The perfect bookend to a great dinner of quail, polenta, and pie, thanks to some warm friends.

11 Comments

  1. no ice 12/18/2016

    Outstanding choice! Ardbeg Uigeadail is worth the extra price over the 10-yr.

    Use of ice is problematic.

    • uomatters Post author | 12/18/2016

      I believe the UO faculty should allow for some diversity of thought on a matter as important as ice, at least until my experimental trials are complete and have undergone peer review.

      • honest Uncle Bernie 12/18/2016

        Uh, UOM, what about controls, double blind, all that …? I think your research protocol could get you onto thin ice if you’re not careful. NSF, NIH, HHS all will be monitoring you closely.

        At least you probably don’t have to worry about EPA yet.

  2. honest Uncle Bernie 12/18/2016

    Ah, we all seem to enjoy these things in our own way. Bill with his refined taste. I by hiking in the glistening woods. Colleagues by actually going into UO to work on research!

  3. Brrrr 12/18/2016

    Yeah electricity is rad. The Coleman stove works fine but after 4 days of outdoor cooking I was ready to join civilization again.
    Yay EWEB!

  4. Pluto 12/19/2016

    I fail to understand why EWEB persists with a 19th Cent technology and fails to put power lines underground? I know it would not be inexpensive but surely a tax district might be set up to manage the costs with a long term loan. Clearly the current program of tree pruning does not work. We have experienced two major and two minor outages over the last 30 months. And living near Bill may be part of the problem.

    • uomatters Post author | 12/19/2016

      But if we bury our power lines, only the guvmint will know where they are. You plutons might trust politicians with that info, but us americans know better. Instead the rich will get tax credits for solar roofs, the middle class will get cheap chinese generators (4KW for $299! at http://www.harborfreight.com/engines-generators/gas-engine-generators/4000-peak3200-running-watts-65-hp-212cc-generator-carb-69728.html) and the poor will die trying to heat their trailers with kerosene.
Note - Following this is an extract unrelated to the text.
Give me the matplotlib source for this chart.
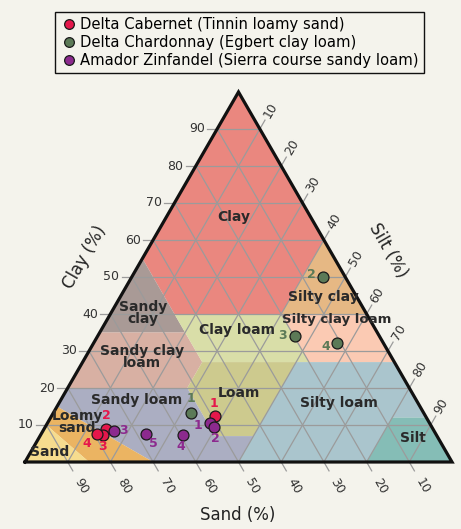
import matplotlib.pyplot as plt
from matplotlib.lines import Line2D
from matplotlib.patches import Polygon
import numpy as np

plt.rcParams['font.family'] = ['DejaVu Sans']

# soil texture classes, vertices given as (clay %, silt %); sand is the rest
class_names = ['Clay', 'Sandy\nclay', 'Silty clay', 'Sandy clay\nloam', 'Clay loam',
               'Silty clay loam', 'Loam', 'Silty loam', 'Silt', 'Sandy loam',
               'Loamy\nsand', 'Sand']
class_clay = [[100, 55, 40, 40, 60], [55, 35, 35, 40], [60, 40, 40],
              [35, 35, 27, 20, 20], [40, 40, 27, 27, 35], [40, 40, 27, 27],
              [27, 27, 7, 7, 20], [27, 27, 12, 12, 0, 0, 7], [12, 0, 0, 12],
              [20, 20, 7, 7, 0, 0, 15], [15, 0, 0, 10], [10, 0, 0]]
class_silt = [[0, 0, 15, 40, 40], [0, 0, 20, 15], [40, 40, 60],
              [0, 20, 28, 28, 0], [15, 40, 53, 28, 20], [40, 60, 73, 53],
              [28, 50, 50, 41, 28], [50, 73, 88, 80, 80, 50, 50], [88, 100, 80, 80],
              [0, 28, 41, 50, 50, 30, 0], [0, 30, 15, 0], [0, 15, 0]]
class_colors = ['#ea877f', '#a99a96', '#e6b884', '#d8b0a3', '#d9dea8',
                '#fbcab3', '#cdca8e', '#aac5cd', '#85bdb6', '#abaec2',
                '#ebb462', '#f6dc8e']
# where each class name sits (clay %, silt %)
label_clay = [66.3, 40.3, 44.6, 28.4, 35.7, 38.6, 18.7, 15.9, 6.5, 16.8, 10.8, 2.7]
label_silt = [15.8, 7.5, 47.5, 13.2, 31.9, 53.6, 40.8, 65.6, 87.6, 17.8, 6.8, 4.5]
label_size = [10, 10, 10, 10, 10, 9.5, 10, 10, 10, 10, 10, 10]

# vineyard samples
cab_clay = [12.4, 8.9, 7.3, 7.6]
cab_silt = [38.3, 14.5, 14.6, 13.1]
char_clay = [13.3, 50.0, 34.1, 32.2]
char_silt = [32.2, 44.8, 46.2, 57.0]
zin_clay = [10.5, 9.5, 8.4, 7.3, 7.6]
zin_silt = [38.1, 39.5, 16.6, 33.4, 24.5]
series_names = ['Delta Cabernet (Tinnin loamy sand)',
                'Delta Chardonnay (Egbert clay loam)',
                'Amador Zinfandel (Sierra course sandy loam)']
series_colors = ['#e5174b', '#5c7a57', '#8c2a8e']
ticks = [10, 20, 30, 40, 50, 60, 70, 80, 90]

# number label offsets (pixels) for each sample
cab_off = [(-1, 13), (0, 14), (0, -12), (-10, -10)]
char_off = [(0, 14), (-12, 2), (-13, 0), (-11, -4)]
zin_off = [(-12, -2), (1, -12), (10, 0), (-2, -12), (8, -10)]

bg = '#f4f3ec'
gridc = '#9b9b9b'
h = np.sqrt(3) / 2


def tern(clay, silt):
    clay = np.asarray(clay, dtype=float)
    silt = np.asarray(silt, dtype=float)
    return silt + clay / 2, clay * h


fig = plt.figure(figsize=(4.61, 5.29), dpi=100, facecolor=bg)
ax = fig.add_axes([25 / 461, 67 / 529, 427 / 461, 370 / 529])
ax.set_xlim(0, 100)
ax.set_ylim(0, 100 * h)
ax.axis('off')

# fills
for cl, si, col in zip(class_clay, class_silt, class_colors):
    x, y = tern(cl, si)
    ax.add_patch(Polygon(np.column_stack([x, y]), closed=True, fc=col, ec='none', zorder=1))

# grid + ticks
tl = 2.4
for t in ticks:
    # clay lines
    x0, y0 = tern(t, 0)
    x1, y1 = tern(t, 100 - t)
    ax.plot([x0 - tl, x1], [y0, y1], color=gridc, lw=0.9, zorder=2, clip_on=False)
    ax.text(x0 - tl - 0.5, y0, str(t), ha='right', va='center', fontsize=9, color='#333333')
    # silt lines
    x0, y0 = tern(0, t)
    x1, y1 = tern(100 - t, t)
    ax.plot([x0, x1 + tl * 0.5], [y0, y1 + tl * h], color=gridc, lw=0.9, zorder=2, clip_on=False)
    ax.text(x1 + 5.0 * 0.5, y1 + 5.0 * h, str(t), ha='center', va='center', rotation=60,
            fontsize=9, color='#333333')
    # sand lines
    x0, y0 = tern(100 - t, 0)
    x1, y1 = tern(0, 100 - t)
    ax.plot([x0, x1 + tl * 0.5], [y0, y1 - tl * h], color=gridc, lw=0.9, zorder=2, clip_on=False)
    ax.text(x1 + 6.4 * 0.5, y1 - 6.4 * h, str(t), ha='center', va='center', rotation=-60,
            fontsize=9, color='#333333')

# triangle outline
ax.plot([0, 100, 50, 0], [0, 0, 100 * h, 0], color='#111111', lw=2.3, zorder=3,
        clip_on=False, solid_joinstyle='miter')

# class names
lx, ly = tern(label_clay, label_silt)
for name, x, y, fs in zip(class_names, lx, ly, label_size):
    ax.text(x, y, name, ha='center', va='center', fontsize=fs, fontweight='bold',
            color='#2a2a2a', zorder=4, linespacing=0.85)

# samples
samples = [(cab_clay, cab_silt, cab_off), (char_clay, char_silt, char_off),
           (zin_clay, zin_silt, zin_off)]
for (cl, si, off), col in zip(samples, series_colors):
    x, y = tern(cl, si)
    ax.scatter(x, y, s=62, color=col, edgecolor='#1a1a1a', linewidth=0.9, zorder=5, clip_on=False)
    for i, (xx, yy) in enumerate(zip(x, y)):
        ax.annotate(str(i + 1), (xx, yy), xytext=off[i], textcoords='offset pixels',
                    ha='center', va='center', fontsize=9, fontweight='bold', color=col, zorder=6)

# axis titles
ax.text(14.0, 48.0, 'Clay (%)', rotation=60, ha='center', va='center', fontsize=12, color='#222222')
ax.text(85.0, 49.6, 'Silt (%)', rotation=-60, ha='center', va='center', fontsize=12, color='#222222')
ax.text(49.9, -12.4, 'Sand (%)', ha='center', va='center', fontsize=12, color='#222222')

handles = [Line2D([], [], ls='none', marker='o', markersize=7, markerfacecolor=c,
                  markeredgecolor='#1a1a1a', markeredgewidth=0.9) for c in series_colors]
leg = fig.legend(handles, series_names, loc='upper left', bbox_to_anchor=(55 / 461, 1 - 12 / 529),
                 fontsize=10.6, frameon=True, fancybox=False, edgecolor='#111111', facecolor=bg,
                 framealpha=1, handletextpad=0.15, handlelength=1.2, labelspacing=0.2,
                 borderpad=0.35, borderaxespad=0)
leg.get_frame().set_linewidth(1.0)

fig.savefig('out.png', dpi=100, facecolor=bg)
      • Trumputin 12/19/2016

        I don’t want the Chinese knowing where we’ve buried our shit.

    • Dog 12/19/2016

      Long story short

      1) Tokyo is one of the only cities in the world with extensive underground power lines – this is because
      the city was rebuilt after WW2

      2) While underground power lines are a solution to rare ice storms a) they are much more expensive than “not inexpensive”
      b) underground power lines are very much subject to flooding (a possibly worse problem than ice storms) and they are just as subject to lightning disruption as overhead power lines.

      This issue comes up re-actively everytime and event occurs. See for example

      http://www.cnn.com/2014/02/12/us/winter-storm-power-lines/

      finally the logistics of the install would be quite disruptive to most all neighborhoods and there would be wide spread brown outs while individual neighborhoods are switched to the new infrastructure.

      so unlikely to happen – the real lesson here is homeowner resiliency now that you know this is possible to happen here.

  5. Pluto 12/19/2016

    I suppose that one might make the case that the destruction of European cities in WW2 made underground wires possible, but my experience in Europe is that cities large and small have their lines underground and that most were underground before the war. I realize that one may not want to lay electric and telephone lines parallel to natural gas lines, but the fact is that Eugene and NYC and many others do have canalization and gas underground. Hence, having such utilities underground has plenty of precedents even in our home town. And if I am not mistaken, even our beloved UO has made the same move in many places.

    • dog 12/20/2016

      the UO steam tunnels were built into the university for
      the delivery of heat and that infrastructure was then
      later used for network and power on campus – there was not retrofit from above ground to below ground. When new buildings are built on campus – there is a need to
      extend some of the steam tunnels.